Installing your package#
Now that you have built your package, you can install it on your machine using pip
. To install your package, you need to run the following command in your terminal in the same directory as your pyproject.toml
file:
pip install dist/my-package-0.1.0.tar.gz
Alternatively, you can install the .whl
file:
pip install dist/my-package-0.1.0-py3-none-any.whl
When you run one of these commands, pip
will install your package on your machine. You should see a message that says something like Successfully installed my-package-0.1.0
. This means that pip
has successfully installed your package.
Now, you can use your package in your Python scripts by importing it like any other package. For example, if you have a function called my_function
in your package, you can import it in your script like this:
from your_project_name import my_function
And that’s it! You’ve successfully packaged your code and installed it on your machine.
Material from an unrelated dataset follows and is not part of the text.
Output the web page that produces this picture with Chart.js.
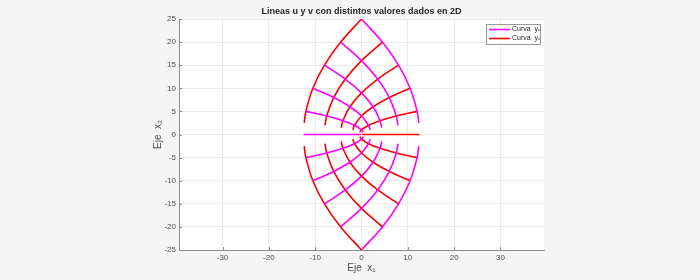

You can now share your package with others by uploading it to a package repository like PyPI. This way, others can install your package using pip
and use it in their projects.
Note
TestPyPI is a good starting point to test your package before uploading it to PyPI. It is a separate instance of the Python Package Index that allows you to test your package before making it public. The link provides a detailed guide on how to get started with TestPyPI. Once you are ready, you can upload your package to PyPI using the twine
package and then, anyone can install your package using pip install my-package
.